Será? A discussão do carro híbrido começa a pulular em vários países, inclusive nos Estados Unidos. Grandes montadas estão dando um passo atrás para olhar se é só o carro elétrico.

Além disso, é mais rápido tirar o carro híbrido da prateleira do que montar toda a infraestrutura para um carro elétrico rodar grandes distâncias; para isso, as estradas precisam ter centros de carregamento e a rede precisa suportar. Tem um tempo também para carregar a bateria e já se imagina que será preciso ter uma logística para a troca de baterias. Você chega no posto, deixa a bateria usada e pega uma carga. Isso exige todo um novo mercado de logística reversa e uma nova indústria. Reciclar bateria não é simples, é energeticamente intensivo [consome muita energia] e depende de mineração de lítio, o que por si só é complicado.

Tem também a questão do impacto com a escala. O impacto é bem diferente quando se faz uma coisa aqui e outra ali e quando precisa adotar em larga escala. Por isso, o combate às mudanças climáticas já passou da fase de testes tecnológicos; agora, exigem medidas estruturantes.

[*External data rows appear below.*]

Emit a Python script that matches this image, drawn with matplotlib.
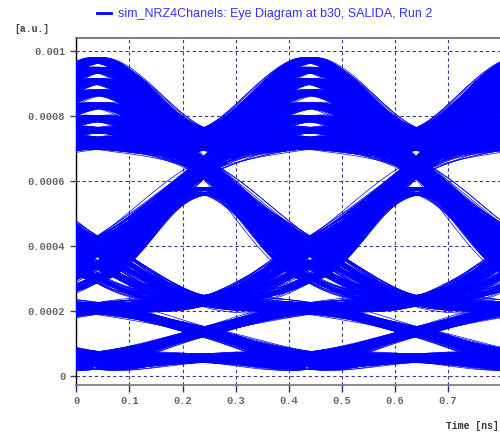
import numpy as np
import matplotlib
matplotlib.use('Agg')
import matplotlib.pyplot as plt
from matplotlib.collections import LineCollection
from matplotlib.lines import Line2D
from itertools import product

# eye levels in units of 1e-4 a.u.
# capital letters: at the bit centres t = 0.04 + 0.4k
lv_B = [0.27, 0.38, 0.5, 0.6, 0.66]
lv_L = [1.98, 2.07, 2.16]
lv_M = [3.0, 3.4, 3.8, 4.15]
lv_T = [7.05, 7.25, 7.55, 7.9, 8.3, 8.7, 9.05, 9.4, 9.7]
# small letters: half a period later, t = 0.24 + 0.4k
lv_b = [0.45, 0.55, 0.63]
lv_x = [1.25, 1.35, 1.45]
lv_l = [2.2, 2.3, 2.42]
lv_m = [5.6, 5.75]
lv_u = [6.2, 6.4, 6.6]
lv_t = [7.0, 7.15, 7.35, 7.55]

# level sequences seen in one period (prev, centre, half, centre, next)
paths = ['bBbBb', 'xBbBb', 'bBbBx',
         'bBxLl', 'bBxLx', 'lLxBb', 'xLxBb',
         'lLlLl', 'xLlLl', 'lLlLx',
         'lLlMu', 'xLlMm', 'uMlLl', 'mMlLx',
         'uMlMu', 'mMlMm', 'lMmMl', 'uMmMu',
         'lMuTt', 'mMuTu', 'tTuMl', 'uTuMm',
         'tTtTt', 'uTtTt', 'tTtTu']

jitter = [-0.008, 0.0, 0.008, -0.004, 0.004]     # ns
ripple = [-0.08, 0.04, -0.04, 0.08, 0.0, -0.06, 0.06]  # 1e-4 a.u.

t0 = 0.04      # first bit centre, ns
ui = 0.2       # half period, ns
period = 0.4

levels = {'B': lv_B, 'L': lv_L, 'M': lv_M, 'T': lv_T,
          'b': lv_b, 'x': lv_x, 'l': lv_l, 'm': lv_m, 'u': lv_u, 't': lv_t}


def cr(p0, p1, p2, p3, s):
    return 0.5 * (2 * p1 + (p2 - p0) * s + (2 * p0 - 5 * p1 + 4 * p2 - p3) * s ** 2
                  + (-p0 + 3 * p1 - 3 * p2 + p3) * s ** 3)


s = np.linspace(0, 1, 40)
segs = []
i = 0
for p in paths:
    pv = np.median(levels[p[0]])
    nv = np.median(levels[p[4]])
    for a, c, d in product(levels[p[1]], levels[p[2]], levels[p[3]]):
        r = ripple[i % len(ripple)]
        a2, d2 = a + r, d - r
        c2 = c + 0.5 * ripple[(i + 3) % len(ripple)]
        y = np.concatenate([cr(pv, a2, c2, d2, s), cr(a2, c2, d2, nv, s)[1:]])
        t = t0 + ui * np.concatenate([s, 1 + s[1:]]) + jitter[i % len(jitter)]
        i += 1
        for k in (-1, 0, 1):
            segs.append(np.column_stack([t + k * period, y * 1e-4]))

fig = plt.figure(figsize=(5, 4.33), dpi=100)
ax = fig.add_axes([0.1526, 0.1109, 0.8496, 0.8014])
ax.add_collection(LineCollection(segs, colors='#0000ff', linewidths=0.5, zorder=3))

ax.set_xlim(0, 0.8)
ax.set_ylim(-0.0000286, 0.001039)
xt = [0, 0.1, 0.2, 0.3, 0.4, 0.5, 0.6, 0.7]
yt = [0, 0.0002, 0.0004, 0.0006, 0.0008, 0.001]
ax.set_xticks(xt)
ax.set_xticklabels(['0', '0.1', '0.2', '0.3', '0.4', '0.5', '0.6', '0.7'])
ax.set_yticks(yt)
ax.set_yticklabels(['0', '0.0002', '0.0004', '0.0006', '0.0008', '0.001'])

mono = 'Liberation Mono'
for lab in ax.get_xticklabels() + ax.get_yticklabels():
    lab.set_fontfamily(mono)
    lab.set_fontsize(7.5)
    lab.set_fontweight('bold')
    lab.set_color('#666666')
ax.tick_params(axis='y', length=4, width=1, color='#444444', pad=4)
ax.tick_params(axis='x', length=5, width=1, color='#2a2a80', pad=3)

ax.set_axisbelow(True)
ax.grid(True, color='#3a3a85', linewidth=0.8, linestyle=(0, (3, 2.5)))

ax.spines['left'].set_color('black')
ax.spines['left'].set_linewidth(1)
ax.spines['bottom'].set_color('#777777')
ax.spines['bottom'].set_linewidth(1.2)
ax.spines['top'].set_color('#666666')
ax.spines['top'].set_linewidth(1.2)
ax.spines['right'].set_visible(False)

fig.text(14 / 500, 1 - 29 / 433, '[a.u.]', fontfamily=mono, fontsize=7,
         fontweight='bold', color='#444444', va='center')
fig.text(499 / 500, 1 - 426 / 433, 'Time [ns]', fontfamily=mono, fontsize=7,
         fontweight='bold', color='#333333', va='center', ha='right')

# series header
fig.add_artist(Line2D([97 / 500, 111 / 500], [1 - 13 / 433, 1 - 13 / 433],
                      color='#0000ff', linewidth=2))
fig.text(118 / 500, 1 - 13.5 / 433, 'sim_NRZ4Chanels: Eye Diagram at b30, SALIDA, Run 2',
         fontfamily='Liberation Sans', fontsize=9, color='#3333ff', va='center')

fig.savefig('out.png', dpi=100)
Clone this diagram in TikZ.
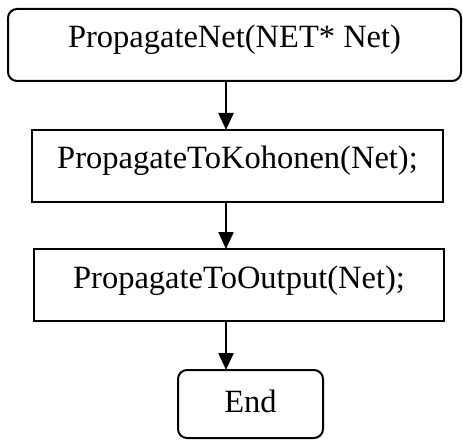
\documentclass[tikz,border=0pt]{standalone}
\usepackage{fontspec}
\setmainfont{Liberation Serif}
\usetikzlibrary{arrows.meta}
\tikzset{
  block/.style={draw=black, line width=2pt, inner sep=0pt, outer sep=0pt,
    font=\fontsize{32.5}{38}\selectfont},
  roundblock/.style={block, rounded corners=9pt},
  flow/.style={draw=black, line width=2.2pt, -{Triangle[length=17pt,width=15pt]}}
}
\begin{document}
\begin{tikzpicture}[x=1pt,y=-1pt]
  \useasboundingbox (0,0) rectangle (463,441);
  % boxes: width/height from their edges, text height/depth set the baseline
  \node[roundblock, minimum width=453pt, minimum height=72pt,
        text height=18pt, text depth=12pt] (start) at (234.5,45)
        {PropagateNet(NET* Net)};
  \node[block, minimum width=411pt, minimum height=72pt,
        text height=17pt, text depth=13pt] (koh) at (237.5,166)
        {PropagateToKohonen(Net);};
  \node[block, minimum width=410pt, minimum height=72pt,
        text height=18pt, text depth=12pt] (out) at (239,285)
        {PropagateToOutput(Net);};
  \node[roundblock, minimum width=145pt, minimum height=68pt,
        text height=23pt, text depth=7pt] (end) at (250.5,404)
        {End};
  % connectors run down a common vertical line
  \coordinate (ax) at (226,0);
  \draw[flow] (start.south -| ax) -- (koh.north -| ax);
  \draw[flow] (koh.south -| ax) -- (out.north -| ax);
  \draw[flow] (out.south -| ax) -- (end.north -| ax);
\end{tikzpicture}
\end{document}
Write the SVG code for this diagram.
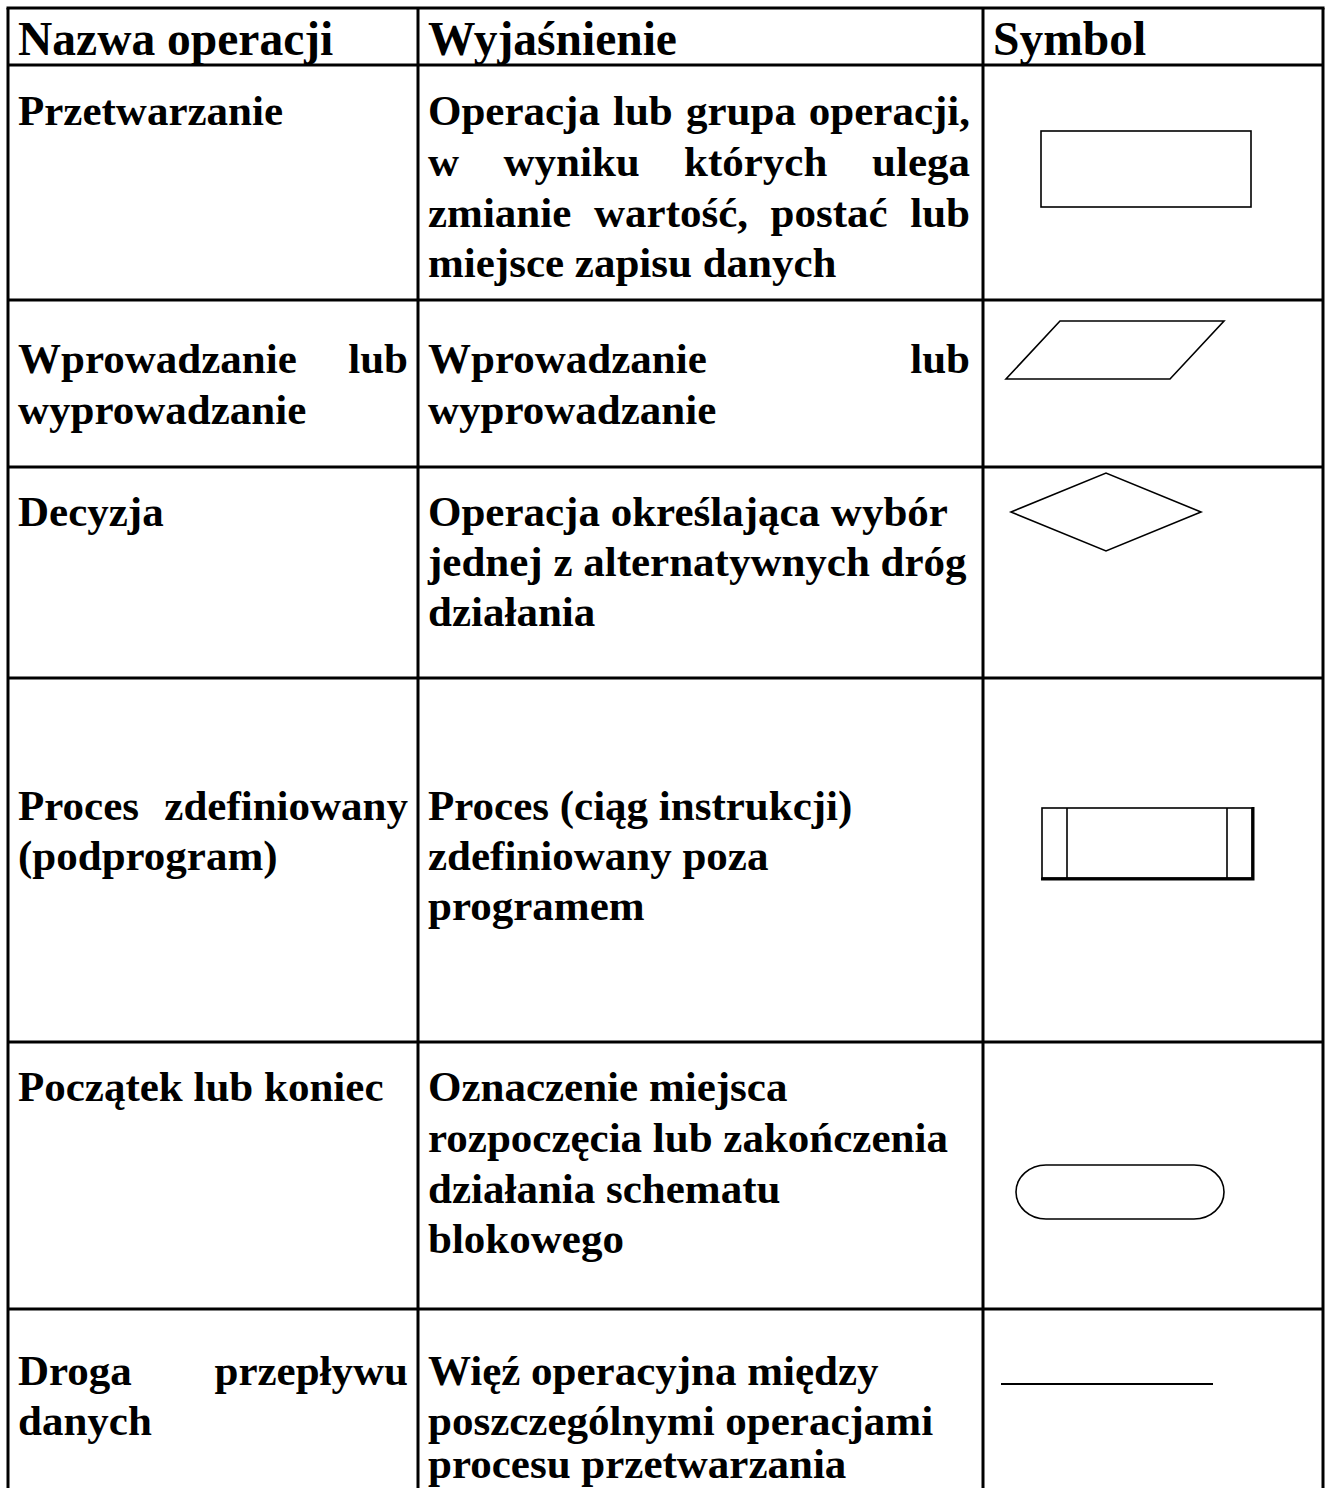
<svg xmlns="http://www.w3.org/2000/svg" width="1325" height="1488" viewBox="0 0 1325 1488">
  <style>
    text { font-family: "Liberation Serif", "Times New Roman", serif; font-weight: bold; fill: #000; }
    .hd { font-size: 47.5px; }
    .tx { font-size: 43px; }
    .end { text-anchor: end; }
    .grid { stroke: #000; stroke-width: 3; fill: none; }
    .sym { stroke: #000; stroke-width: 1.6; fill: #fff; }
  </style>

  <rect x="0" y="0" width="1325" height="1488" fill="#fff"/>

  <!-- table grid -->
  <g id="grid" class="grid">
    <line x1="6.5" y1="8" x2="1324.5" y2="8"/>
    <line x1="8" y1="8" x2="8" y2="1488"/>
    <line x1="418" y1="8" x2="418" y2="1488"/>
    <line x1="983" y1="8" x2="983" y2="1488"/>
    <line x1="1323" y1="8" x2="1323" y2="1488"/>
    <line x1="8" y1="65" x2="1323" y2="65"/>
    <line x1="8" y1="300" x2="1323" y2="300"/>
    <line x1="8" y1="467" x2="1323" y2="467"/>
    <line x1="8" y1="678" x2="1323" y2="678"/>
    <line x1="8" y1="1042" x2="1323" y2="1042"/>
    <line x1="8" y1="1309" x2="1323" y2="1309"/>
  </g>

  <!-- header row -->
  <g id="header">
    <text class="hd" x="18" y="55">Nazwa operacji</text>
    <text class="hd" x="428" y="55">Wyjaśnienie</text>
    <text class="hd" x="993" y="55">Symbol</text>
  </g>

  <!-- processing -->
  <g id="przetwarzanie">
    <text class="tx" x="18" y="125">Przetwarzanie</text>
    <text class="tx" y="125"><tspan x="428">Operacja</tspan><tspan x="613">lub</tspan><tspan x="686">grupa</tspan></text>
    <text class="tx end" x="970" y="125">operacji,</text>
    <text class="tx" y="176"><tspan x="428">w</tspan><tspan x="503.5">wyniku</tspan><tspan x="684">których</tspan></text>
    <text class="tx end" x="970" y="176">ulega</text>
    <text class="tx" y="227"><tspan x="428">zmianie</tspan><tspan x="594">wartość,</tspan><tspan x="770.5">postać</tspan></text>
    <text class="tx end" x="970" y="227">lub</text>
    <text class="tx" x="428" y="277">miejsce zapisu danych</text>
    <rect class="sym" x="1041" y="131" width="210" height="76"/>
  </g>

  <!-- input / output -->
  <g id="wejscie-wyjscie">
    <text class="tx" x="18" y="373">Wprowadzanie</text>
    <text class="tx end" x="408" y="373">lub</text>
    <text class="tx" x="18" y="424">wyprowadzanie</text>
    <text class="tx" x="428" y="373">Wprowadzanie</text>
    <text class="tx end" x="970" y="373">lub</text>
    <text class="tx" x="428" y="424">wyprowadzanie</text>
    <polygon class="sym" points="1060,321 1224,321 1170,379 1006,379"/>
  </g>

  <!-- decision -->
  <g id="decyzja">
    <text class="tx" x="18" y="526">Decyzja</text>
    <text class="tx" x="428" y="526">Operacja określająca wybór</text>
    <text class="tx" x="428" y="576">jednej z alternatywnych dróg</text>
    <text class="tx" x="428" y="626">działania</text>
    <polygon class="sym" points="1011,512 1106,473 1201,512 1106,551"/>
  </g>

  <!-- predefined process -->
  <g id="proces-zdefiniowany">
    <text class="tx" x="18" y="820">Proces</text>
    <text class="tx end" x="408" y="820">zdefiniowany</text>
    <text class="tx" x="18" y="870">(podprogram)</text>
    <text class="tx" x="428" y="820">Proces (ciąg instrukcji)</text>
    <text class="tx" x="428" y="870">zdefiniowany poza</text>
    <text class="tx" x="428" y="920">programem</text>
    <rect class="sym" x="1042" y="808" width="210" height="70"/>
    <line x1="1067" y1="808" x2="1067" y2="878" stroke="#000" stroke-width="1.6"/>
    <line x1="1227" y1="808" x2="1227" y2="878" stroke="#000" stroke-width="1.6"/>
    <polyline points="1041,879 1253,879 1253,807" fill="none" stroke="#000" stroke-width="3"/>
  </g>

  <!-- terminator -->
  <g id="poczatek-koniec">
    <text class="tx" x="18" y="1101">Początek lub koniec</text>
    <text class="tx" x="428" y="1101">Oznaczenie miejsca</text>
    <text class="tx" x="428" y="1152">rozpoczęcia lub zakończenia</text>
    <text class="tx" x="428" y="1203">działania schematu</text>
    <text class="tx" x="428" y="1253">blokowego</text>
    <rect class="sym" x="1016" y="1165" width="208" height="54" rx="30" ry="27" stroke-width="2.4"/>
  </g>

  <!-- data flow line -->
  <g id="droga-przeplywu">
    <text class="tx" x="18" y="1385">Droga</text>
    <text class="tx end" x="408" y="1385">przepływu</text>
    <text class="tx" x="18" y="1435">danych</text>
    <text class="tx" x="428" y="1385">Więź operacyjna między</text>
    <text class="tx" x="428" y="1435">poszczególnymi operacjami</text>
    <text class="tx" x="428" y="1478">procesu przetwarzania</text>
    <line x1="1001" y1="1384" x2="1213" y2="1384" stroke="#000" stroke-width="1.8"/>
  </g>
</svg>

Raio-X | Rosana Santos, 57

Atua há mais de 30 anos no setor energético. É formado em engenharia elétrica pela Poli USP (Escola Politécnica da Universidade de São Paulo), tem mestrado em engenharia elétrica, também pela Poli, e em energias renováveis, pela Universidade de Oldenburg (Alemanha), além de doutorado em energia pelo IEE (Instituto de Energia e Ambiente) da USP. No Ministério de Minas e Energia, foi coordenadora do Programa Luz para Todos. A partir de 2006, atuou por 15 anos no setor privado, passando por grupos como EDP e Enel e fabricantes de equipamentos como Alstom. Foi conselheiro da Abeeólica (Associação Brasileira de Energia Eólica) por 13 anos.